Fitness is Play
erwan le corre health movnat play
Enjoyment has never been a very good justification to do something in our productivity-minded society, but we realized that movement was essential to health on some level, so we took Play and turned it into Exercise and Athletics.
Want Fitness? Go and Play
Kids scrambling over playgrounds may not look like they are ripped or in great shape. Most kids are gangly and a bit awkward.
But fix in your mind the image of a group of kids playing on a jungle gym. Now fast forward 15 or 20 years. You've got big, heavy adults swinging, climbing, jumping and crawling. If they are still moving with the same speed, precision, and agility, you have to admit they are in pretty good shape. After all, swinging across monkey bars, while child's play for most kids, stops a lot of adults cold in their tracks.
The reason for this is simple: most humans don't keep up with their growing bodies. Kids are small, so mastering themselves is not too hard. For a kid to swing and pull him or herself into a tree requires only enough coordination and strength to move a small, light body. For an adult, weighing three to four times as much, doing that is much more difficult. Kids are in tune with their bodies. Adults rarely are.
This isn't simply the result of growing up. Adults who are in tune with their bodies outperform kids easily. The problem is that, as we grow up, we discard the notion that we need to keep in tune. Society lets us get by without.
If you can move like a kid, at your current size, you'll be incredibly strong, fast, powerful, and agile. Shockingly so, actually.
So if you want to be in great shape, you need to play like a kid.
For an adult to do many of the things kids do at the same level of performance, that adult would be in great shape.
Kids don't train to play. They just play. Kids doing what kids do naturally, in their natural environments, are healthy.
So, in the spirit of Erwan Le Corre, I ask, "what is the best fitness regimen for a child, or any human for that matter?"
Just Getting By
A tiger doesn't 'workout'. A tiger simply moves through its environment the best way it knows how. A tiger has adapted over thousands of years to its specific environment, and its instinctual movements reflect that adaptation; its body is designed to prowl, pounce, and climb. A tiger that can't do those things finds itself at war with its body and its mind. Have you ever seen a tiger pacing in a zoo?
Without breaking down its movements, a tiger is in shape by simply thriving, and it thrives based on how well it moves.
Tigers are wild animals that live in wild places, but what about humans? Most of us don't live in our natural environments anymore.
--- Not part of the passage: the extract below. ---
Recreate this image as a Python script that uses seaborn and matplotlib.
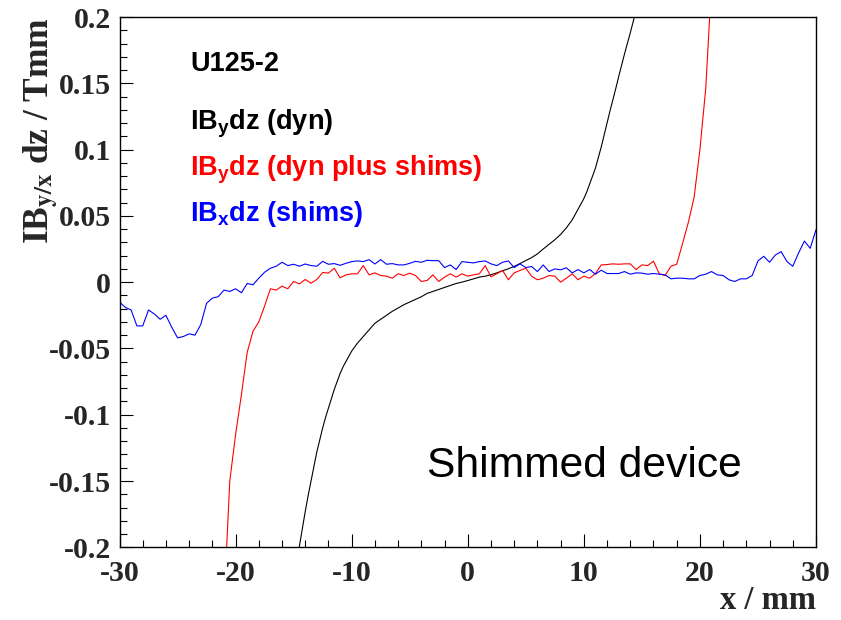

We live in constructed and constrained city-scapes or suburbias that have been stripped of their more challenging obstacles. Movement through these environments now requires a minimum of ability.
- Thanks to cars, we don't have to walk as far
- Stairs get us from low to high without climbing
- Escalators and elevators eliminate what little is needed to climb stairs
- Flat, paved walkways and floors eliminate the need for balance and stability
Suffice it to say that the requirements of moving around in our modern society are so minimal that they cannot possibly promote much in the way of health. And how can they be enjoyable when they are so far from the creative, wild way in which children play?
Our modern environments are sort of like zoos actually. A tiger in a zoo can't hold a candle to its wild cousin. It also gets really bored. Even the richest zoo enclosures can't fully mimic the tiger's natural environment.
Similarly, our cities and suburbs are totally devoid of opportunities to move in ways that truly appeal to our capabilities. People get bored, and end up doing repetitive motions because they've lost touch with themselves (treadmills, anyone?).
So what can we do about it?
Run for the hills. Break the rules. Climb the walls. Jump off of things. Test your limits. Swing from the ceiling. Roll around in the dirt.
Health is fun. It must be, because if it weren't fun, it would be tedious or boring, and why would our body-minds punish us for doing something good? If it's not fun, something is wrong.
Interestingly, the greatest opportunities for natural, creative movement in urban environments are moving against the recommended pathways. Vaulting rails, climbing buildings, and generally treating cityscapes like playgrounds offer us ways to move more freely.
I came up with this article on my own, but when looking for quotes I found out that Le Corre had written one almost exactly like it already. Since I read a lot of MovNat philosophy, I'll give credit to Le Corre.